New analysis suggests Ethereum treasuries could push ETH to $10K by 2026 as DAOs and protocols increasingly accumulate ETH as a reserve asset. The "digital reserve asset" narrative is gaining traction, with experts debating whether ETH is bullish or bearish for the year ahead. Another breakdown explores whether Ethereum will hit new all-time highs, likely tying potential gains to institutional adoption and Layer 2 scaling progress.

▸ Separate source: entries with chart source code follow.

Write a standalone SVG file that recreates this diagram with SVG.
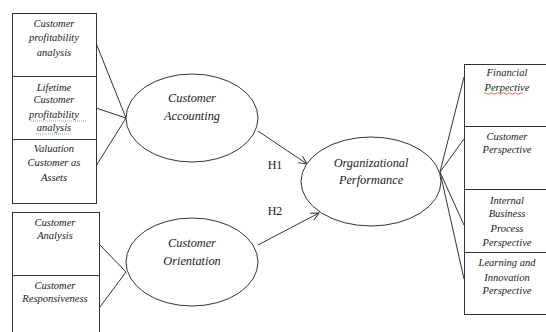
<svg xmlns="http://www.w3.org/2000/svg" width="546" height="332" viewBox="0 0 546 332">
  <style>
    .box { fill: #fff; stroke: #333; stroke-width: 1; }
    .ell { fill: #fff; stroke: #333; stroke-width: 1; }
    .ln { stroke: #333; stroke-width: 1; fill: none; }
    text { font-family: "Liberation Serif", "DejaVu Serif", serif; fill: #1a1a1a; text-anchor: middle; }
    .bt { font-style: italic; font-size: 10.5px; }
    .et { font-style: italic; font-size: 12.3px; }
    .ht { font-size: 12px; }
    .sq-g { stroke: #4caf50; stroke-width: 0.8; fill: none; stroke-dasharray: 1 1; }
    .sq-r { stroke: #e53935; stroke-width: 0.8; fill: none; }
  </style>
  <defs>
    <marker id="arrow" markerWidth="10" markerHeight="10" refX="9" refY="5" orient="auto" markerUnits="userSpaceOnUse">
      <path d="M1,1 L9,5 L1,9" fill="none" stroke="#333" stroke-width="1"/>
    </marker>
  </defs>

  <rect width="546" height="332" fill="#fff"/>

  <!-- connectors -->
  <g id="connectors">
    <line class="ln" x1="96" y1="43" x2="126" y2="118"/>
    <line class="ln" x1="96" y1="108" x2="126" y2="118"/>
    <line class="ln" x1="96" y1="166" x2="126" y2="118"/>
    <line class="ln" x1="100" y1="245" x2="126" y2="272"/>
    <line class="ln" x1="100" y1="307" x2="126" y2="272"/>
    <line class="ln" x1="258" y1="131" x2="307" y2="164" marker-end="url(#arrow)"/>
    <line class="ln" x1="258" y1="245" x2="319" y2="213" marker-end="url(#arrow)"/>
    <line class="ln" x1="440" y1="172" x2="464" y2="77"/>
    <line class="ln" x1="440" y1="172" x2="464" y2="139"/>
    <line class="ln" x1="440" y1="172" x2="464" y2="225"/>
    <line class="ln" x1="440" y1="172" x2="464" y2="279"/>
    <text class="ht" x="275" y="169">H1</text>
    <text class="ht" x="275" y="215">H2</text>
  </g>

  <!-- customer accounting indicators -->
  <g id="accounting-indicators">
    <rect class="box" x="12.5" y="13.5" width="84" height="190"/>
    <line class="ln" x1="12.5" y1="76.5" x2="96.5" y2="76.5"/>
    <line class="ln" x1="12.5" y1="139.5" x2="96.5" y2="139.5"/>
    <text class="bt" x="54" y="27">Customer</text>
    <text class="bt" x="54" y="41">profitability</text>
    <text class="bt" x="54" y="56">analysis</text>
    <text class="bt" x="54" y="91">Lifetime</text>
    <text class="bt" x="54" y="103">Customer</text>
    <text class="bt" x="54" y="118">profitability</text>
    <text class="bt" x="54" y="131">analysis</text>
    <path class="sq-g" d="M29,121 L87,121"/>
    <path class="sq-g" d="M36,134 L72,134"/>
    <text class="bt" x="54" y="152">Valuation</text>
    <text class="bt" x="54" y="166">Customer as</text>
    <text class="bt" x="54" y="181">Assets</text>
  </g>

  <!-- customer orientation indicators -->
  <g id="orientation-indicators">
    <rect class="box" x="12.5" y="212.5" width="87" height="125"/>
    <line class="ln" x1="12.5" y1="275.5" x2="99.5" y2="275.5"/>
    <text class="bt" x="55" y="226">Customer</text>
    <text class="bt" x="55" y="239">Analysis</text>
    <text class="bt" x="55" y="289">Customer</text>
    <text class="bt" x="55" y="302">Responsiveness</text>
  </g>

  <!-- latent constructs -->
  <g id="customer-accounting">
    <ellipse class="ell" cx="192" cy="118" rx="66" ry="44"/>
    <text class="et" x="192" y="102">Customer</text>
    <text class="et" x="192" y="120">Accounting</text>
  </g>
  <g id="customer-orientation">
    <ellipse class="ell" cx="192" cy="262" rx="66" ry="44"/>
    <text class="et" x="192" y="247">Customer</text>
    <text class="et" x="192" y="265">Orientation</text>
  </g>
  <g id="organizational-performance">
    <ellipse class="ell" cx="371" cy="181.5" rx="70" ry="44.5"/>
    <text class="et" x="371" y="167">Organizational</text>
    <text class="et" x="371" y="184">Performance</text>
  </g>

  <!-- balanced scorecard perspectives -->
  <g id="perspectives">
    <rect class="box" x="464.5" y="64.5" width="90" height="250"/>
    <line class="ln" x1="464.5" y1="126.5" x2="546" y2="126.5"/>
    <line class="ln" x1="464.5" y1="189.5" x2="546" y2="189.5"/>
    <line class="ln" x1="464.5" y1="252.5" x2="546" y2="252.5"/>
    <text class="bt" x="507" y="76">Financial</text>
    <text class="bt" x="507" y="91">Perpective</text>
    <path class="sq-r" d="M484,93.5 q1.5,-1.5 3,0 t3,0 t3,0 t3,0 t3,0 t3,0 t3,0 t3,0 t3,0 t3,0 t3,0 t3,0 t3,0"/>
    <text class="bt" x="507" y="140">Customer</text>
    <text class="bt" x="507" y="153">Perspective</text>
    <text class="bt" x="507" y="204">Internal</text>
    <text class="bt" x="507" y="217">Business</text>
    <text class="bt" x="507" y="232">Process</text>
    <text class="bt" x="507" y="246">Perspective</text>
    <text class="bt" x="507" y="266">Learning and</text>
    <text class="bt" x="507" y="281">Innovation</text>
    <text class="bt" x="507" y="294">Perspective</text>
  </g>
</svg>
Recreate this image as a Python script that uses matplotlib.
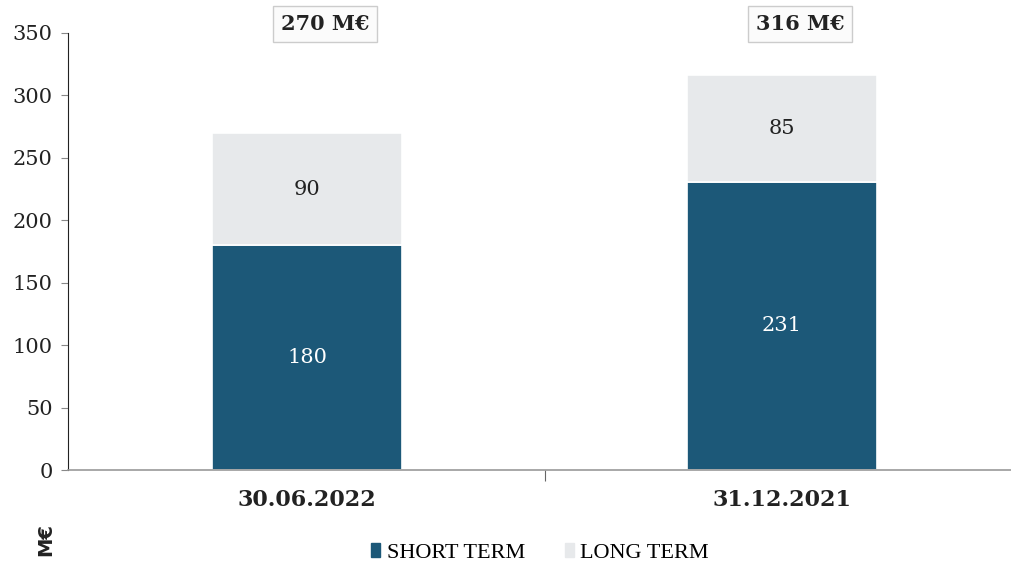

The "digital oil" narrative for Ethereum is gaining ground as corporate and decentralized autonomous organization (DAO) treasuries increasingly add ETH to their balance sheets. As of late February 2026, institutional holdings of Ethereum reached 7.16 million ETH, which is valued at $13.34 billion and represents about 5.92% of the circulating supply. This accumulation is part of a strategic shift to treat ETH not just as a speculative instrument, but as a core component of decentralized computing and tokenized applications. BitMine Immersion Technologies has emerged as a leader in this trend, holding over 4.5 million ETH as of March 2026. The company has been actively increasing its holdings, acquiring nearly 61,000 ETH in a single week and staking a significant portion to generate yield. This strategy of treating ETH as a productive, yield-bearing asset is a key differentiator from Bitcoin treasuries and is being emulated by other firms like SharpLink Gaming and Bit Digital. The DAO ecosystem also commands significant financial power, with collective treasury assets surpassing $21.4 billion in liquid assets as of 2025. While these treasuries are diversified, they often hold a significant portion of their assets in their native tokens and other cryptocurrencies. The growth of these on-chain organizations contributes to the demand for ETH as the primary asset for transactions and collateral within the Ethereum ecosystem. This trend of accumulation by both corporations and DAOs is a key factor cited by some analysts in predictions of a significant Ethereum bull run. Some experts have pointed to the combination of institutional buying, spot ETF inflows, and the growing use of ETH in corporate treasuries as catalysts that could push its price to $10,000. The move to proof-of-stake has transformed ETH into a yield-generating asset, making it more attractive for long-term holding in treasuries.